Patches 1-3: Mostly unrelated. I haven't sent them yet because patch 3 breaks Unigine Heaven, and patches 1 and 2 make little sense without 3.
Patch 4: This removes a hack for a driver bug workaround. I have to do more testing on my old machines to find out if the bug is really fixed in newer nvidia drivers.
Patches 5, 6: They keep track of changes to the framebuffer setup so we don't have to run through the code that figures out which FBO to bind every draw. Patch 5 gets rid of the ordering assumption. Patch 6 applies the FBO only when needed.

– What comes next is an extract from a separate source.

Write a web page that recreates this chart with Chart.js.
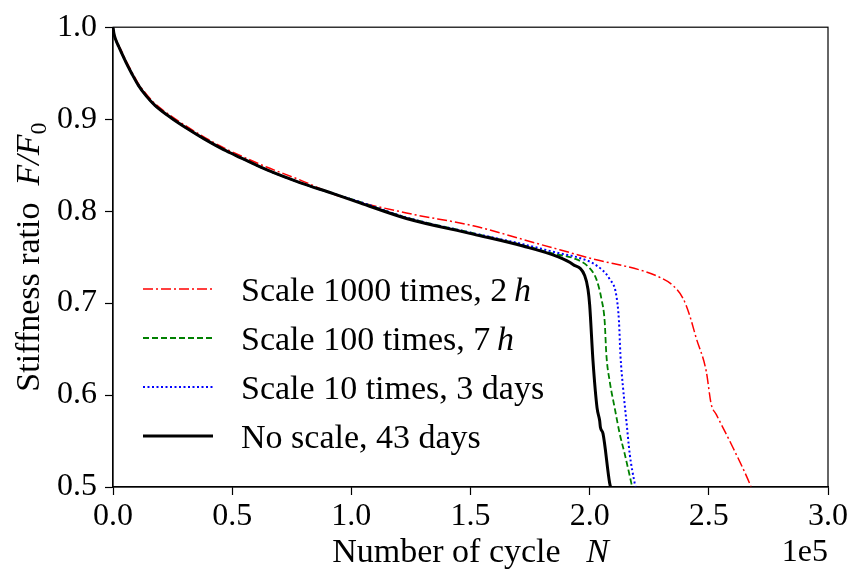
<!DOCTYPE html>
<html>
<head>
<meta charset="utf-8">
<script src="https://cdn.jsdelivr.net/npm/chart.js@4/dist/chart.umd.min.js"></script>
<style>
  body { margin: 0; background: #fff; }
</style>
</head>
<body>
<canvas id="chart" width="854" height="576"></canvas>
<script>
// data (x in 1e5 cycles, y = F/F0)
const seriesNames = ['Scale 1000 times, 2 h', 'Scale 100 times, 7 h', 'Scale 10 times, 3 days', 'No scale, 43 days'];

const redX = [0, .004, .012, .024, .036, .056, .078, .106, .14, .176, .246, .316, .386, .456, .512, .644, .784, .952, 1.231, 1.511, 1.79, 1.874, 2.014, 2.224, 2.294, 2.35, 2.392, 2.419, 2.447, 2.489, 2.51, 2.531, 2.601, 2.671, 2.68];
const redY = [1.0, .993, .987, .980, .974, .963, .952, .939, .927, .917, .903, .891, .880, .870, .863, .848, .834, .816, .798, .784, .764, .758, .748, .735, .728, .719, .705, .687, .662, .626, .590, .579, .543, .504, .498];

const greenX = [0, .004, .012, .024, .036, .056, .078, .106, .14, .176, .246, .316, .386, .456, .512, .644, .784, .924, 1.036, 1.231, 1.511, 1.72, 1.86, 1.93, 2.0, 2.028, 2.049, 2.063, 2.07, 2.084, 2.105, 2.126, 2.147, 2.175, 2.18];
const greenY = [1.0, .993, .986, .979, .972, .961, .950, .937, .925, .915, .901, .889, .878, .868, .861, .845, .831, .819, .810, .793, .776, .763, .753, .749, .738, .726, .705, .680, .644, .615, .586, .558, .536, .504, .498];

const blueX = [0, .004, .012, .024, .036, .056, .078, .106, .14, .176, .246, .316, .386, .456, .512, .644, .784, .924, 1.036, 1.231, 1.511, 1.72, 1.86, 1.958, 2.028, 2.084, 2.112, 2.123, 2.129, 2.14, 2.154, 2.168, 2.189, 2.194];
const blueY = [1.0, .993, .986, .979, .972, .961, .950, .937, .925, .915, .901, .889, .878, .868, .861, .845, .831, .819, .810, .793, .776, .764, .755, .749, .741, .726, .708, .680, .644, .608, .572, .536, .504, .498];

const blackX = [0, .004, .012, .024, .036, .056, .078, .106, .14, .176, .246, .316, .386, .456, .512, .644, .784, .924, 1.036, 1.231, 1.511, 1.72, 1.86, 1.93, 1.979, 1.993, 2.0, 2.014, 2.031, 2.042, 2.045, 2.056, 2.084, 2.09];
const blackY = [1.0, .993, .986, .979, .972, .961, .950, .937, .925, .915, .901, .889, .878, .868, .861, .845, .831, .819, .809, .792, .775, .762, .751, .742, .730, .715, .698, .637, .586, .572, .565, .558, .504, .498];

const xTicks = [0, 0.5, 1.0, 1.5, 2.0, 2.5, 3.0];
const yTicks = [0.5, 0.6, 0.7, 0.8, 0.9, 1.0];

const FONT = '"Liberation Serif", "Times New Roman", serif';

function pts(xs, ys) {
  return xs.map((x, i) => ({ x: x * 1e5, y: ys[i] }));
}

const styles = [
  { color: '#ff0000', width: 1.5, dash: [10, 3, 2, 3] },
  { color: '#008000', width: 1.8, dash: [6, 3] },
  { color: '#0000ff', width: 2, dash: [2, 2.5] },
  { color: '#000000', width: 3, dash: [] },
];
const allX = [redX, greenX, blueX, blackX];
const allY = [redY, greenY, blueY, blackY];

const datasets = seriesNames.map((name, i) => ({
  label: name,
  data: pts(allX[i], allY[i]),
  borderColor: styles[i].color,
  borderWidth: styles[i].width,
  borderDash: styles[i].dash,
  pointRadius: 0,
  fill: false,
  cubicInterpolationMode: 'monotone',
}));
// black underneath, red on top
datasets.reverse();

// draw text pieces, some italic / subscript
function drawRich(ctx, parts, x, y, size, align) {
  let total = 0;
  parts.forEach(p => {
    ctx.font = (p.it ? 'italic ' : '') + Math.round(p.sub ? size * 0.7 : size) + 'px ' + FONT;
    p.w = ctx.measureText(p.t).width;
    total += p.w;
  });
  let cx = align === 'center' ? x - total / 2 : align === 'right' ? x - total : x;
  ctx.textAlign = 'left';
  ctx.textBaseline = 'middle';
  parts.forEach(p => {
    ctx.font = (p.it ? 'italic ' : '') + Math.round(p.sub ? size * 0.7 : size) + 'px ' + FONT;
    ctx.fillText(p.t, cx, y + (p.sub ? size * 0.28 : 0));
    cx += p.w;
  });
}

function labelParts(name) {
  if (name.endsWith(' h')) {
    return [{ t: name.slice(0, -2) + '\u2009' }, { t: 'h', it: true }];
  }
  return [{ t: name }];
}

const decor = {
  id: 'decor',
  afterDraw(chart) {
    const ctx = chart.ctx;
    const a = chart.chartArea;
    ctx.save();
    ctx.strokeStyle = '#000';
    ctx.lineWidth = 1.2;
    ctx.strokeRect(a.left, a.top, a.right - a.left, a.bottom - a.top);

    ctx.fillStyle = '#000';
    // x title
    drawRich(ctx, [{ t: 'Number of cycle   ' }, { t: 'N', it: true }], (a.left + a.right) / 2, 553, 34, 'center');
    // offset text
    drawRich(ctx, [{ t: '1e5' }], a.right, 553, 32, 'right');
    // y title
    ctx.save();
    ctx.translate(30, (a.top + a.bottom) / 2);
    ctx.rotate(-Math.PI / 2);
    drawRich(ctx, [{ t: 'Stiffness ratio  ' }, { t: 'F/F', it: true }, { t: '0', sub: true }], 0, 0, 34, 'center');
    ctx.restore();

    // legend inside the plot, lower left
    seriesNames.forEach((name, i) => {
      const y = 289 + i * 49;
      ctx.beginPath();
      ctx.strokeStyle = styles[i].color;
      ctx.lineWidth = styles[i].width;
      ctx.setLineDash(styles[i].dash);
      ctx.moveTo(143, y);
      ctx.lineTo(213, y);
      ctx.stroke();
      ctx.setLineDash([]);
      ctx.fillStyle = '#000';
      drawRich(ctx, labelParts(name), 241, y + 3, 34, 'left');
    });
    ctx.restore();
  }
};

const tickFont = { family: FONT, size: 32 };

new Chart(document.getElementById('chart'), {
  type: 'line',
  data: { datasets: datasets },
  options: {
    responsive: false,
    animation: false,
    layout: { padding: { top: 22, right: 26, left: 0, bottom: 0 } },
    plugins: { legend: { display: false }, tooltip: { enabled: false } },
    scales: {
      x: {
        type: 'linear',
        min: 0,
        max: 300000,
        afterBuildTicks: s => { s.ticks = xTicks.map(v => ({ value: v * 1e5 })); },
        ticks: {
          callback: v => (v / 1e5).toFixed(1),
          font: tickFont,
          color: '#000',
          padding: 2,
          maxRotation: 0,
        },
        grid: { drawOnChartArea: false, color: '#000', tickLength: 8, tickWidth: 1.2 },
        border: { color: '#000', width: 1.2 },
        afterFit: s => { s.height = 89; },
      },
      y: {
        min: 0.5,
        max: 1.0,
        afterBuildTicks: s => { s.ticks = yTicks.map(v => ({ value: v })); },
        ticks: {
          callback: v => v.toFixed(1),
          font: tickFont,
          color: '#000',
          padding: 8,
        },
        grid: { drawOnChartArea: false, color: '#000', tickLength: 8, tickWidth: 1.2 },
        border: { color: '#000', width: 1.2 },
        afterFit: s => { s.width = 113; },
      },
    },
  },
  plugins: [decor],
});
</script>
</body>
</html>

They aren't ready yet. In patch 6 the FBO may have to be reapplied when the pixelshader changes. To implement that I need some draw buffer tracking infrastructure Matteo is working on. Also clears can be integrated. fbo- clear.diff is a half-baked attempt to do this. I dropped it when I realized I was duplicating Matteos work. After that I have to double-check that I took care of all situations where the FBO may have to be updated.
Furthermore, Matteo says that not calling context_apply_draw_buffers every time framebuffer() is run is a noticeable performance improvement too. Matteo, did you test this with just patch 0005, or both 0005 and 0006?
Patch 0007: Sampler map optimization, it has a lengthy description in the patch file
Patch 0008: A tiny fix, it results in a pretty small improvement on OSX. On Linux+Nvidia it is not noticeable.
Patch 0009: At first I tried to skip the render target dirtification entirely via a flag in the d3ddevice, but it was pretty tricky and ugly. Just making it cheaper gets us ~2/3rd of the way too. (Draw overhead tester performance without this: 259 fps. Complete disabling of the dirtification calls via a hack: 275. With this patch: 269)
0010: An unrelated cleanup
Patches 11, 12: Preparation for including clears in the fbo dirtification patches. See fbo-clear.diff.
More work on performance is obviously required, for example
*) Separate vertex declaration, vertex shader and pixel shader states *) Speed up sampler preloading. This will be easier once we have a tree-like state structure. *) Write more tests for other common operations, like clears, blits, shader changes, texture changes, vertex buffer changes, dynamic resource loading *) Test our shader's GPU-side execution performance *) See if we can do something about locking *) Isolate bottlenecks in the GPU drivers and get them fixed.